The other of the other is still other

Yesterday I found the term ‘hard fantasy’ which seems to have no original meaning, as all the discussions on it centered around trying to root out possible meanings for it.

As a genre matures (or goes forward through more adherents and further times and cultures) it washes, like the tides, in and out, with smaller movements like waves, washing in and out, and cross-currents adding complexities. The genre spawns sub-genres which in turn splinter and rejoin. Something like this has brought on the term ‘hard fantasy’ — some new trends have been espied in the literary landscape, and a few authors have been seen as betraying similar tendencies, which some thoughtful critic has termed ‘hard fantasy.’

One attempt to define the term has resulted in an oxymoron: ‘hard fantasy is realistic.’ Magic that is unscientific, but science. A world that is created according to all the physical laws that govern our own.

Eartherea has no roads, no high-ways, no pavement, and very few trails. Even those trails are like the faint footpaths and deer-trails in the deep woods: at one point or other they are sure to peter out, and when we try to follow them, we will be left imagining the way forward, until we find ourselves out of trail, lost in the wood.

Eartherea is the Other. The Other Self with the Other Sex on the Other World pursuing the Other Career.

But, other than what?

That is what is crucial here. The first trends in modern fantasy formed in reaction against ‘modern life’ in its industrialism, even as Romanticism arose in reaction against the first waves of the Industrial Revolution.

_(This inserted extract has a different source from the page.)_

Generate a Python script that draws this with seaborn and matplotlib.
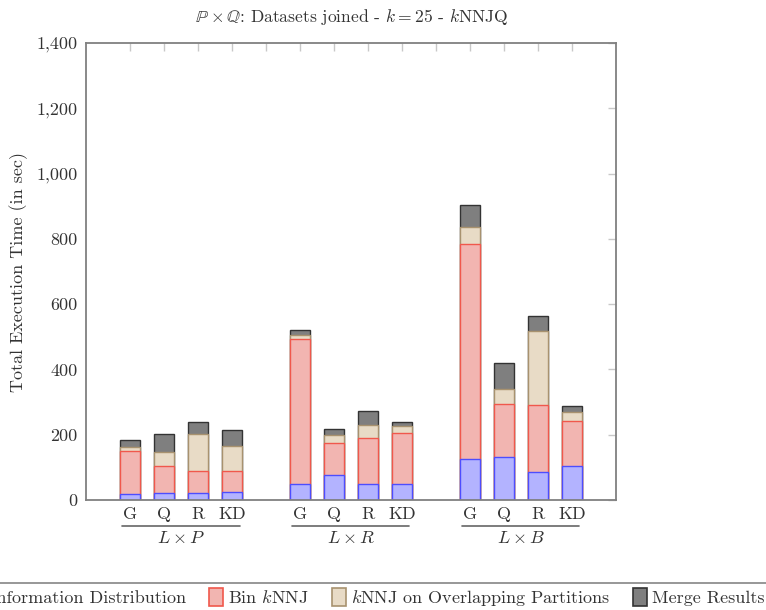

Those first fantasists saw Eartherea as Other than Industrialism and modernity.

But the writers who are credited as the first of our new term, ‘hard fantasy,’ were forming worlds in reaction against the Eartherea that their forefathers in fantasy had created.

Their Eartherea is Other than the Other of the real world, and as such (in somewhat poor imaginative prowess, I fear) is more like the real world.

Only, not quite.

Anyone can find his own personal Eartherea, and in defining Eartherea as the Other, we see that is is built out of a negative. And yet even as some aspects of Reality are denied to envision an Other world, other aspects of Reality are held onto; few indeed have been the attempts to dream an Eartherea that has no link to our common Earth at all.

Thus, we who sing of Earthereal realms, reject some of what we find around us, and hang onto other parts.

For those writers of the ‘hard fantasy’ clique, what was objectionable in the world, that they rejected, included the visions of Eartherea that other talesmen and dreamers had conjured up.

But all are welcome in the compass-less, map-less, road-less, unexplored wilds of the Other World.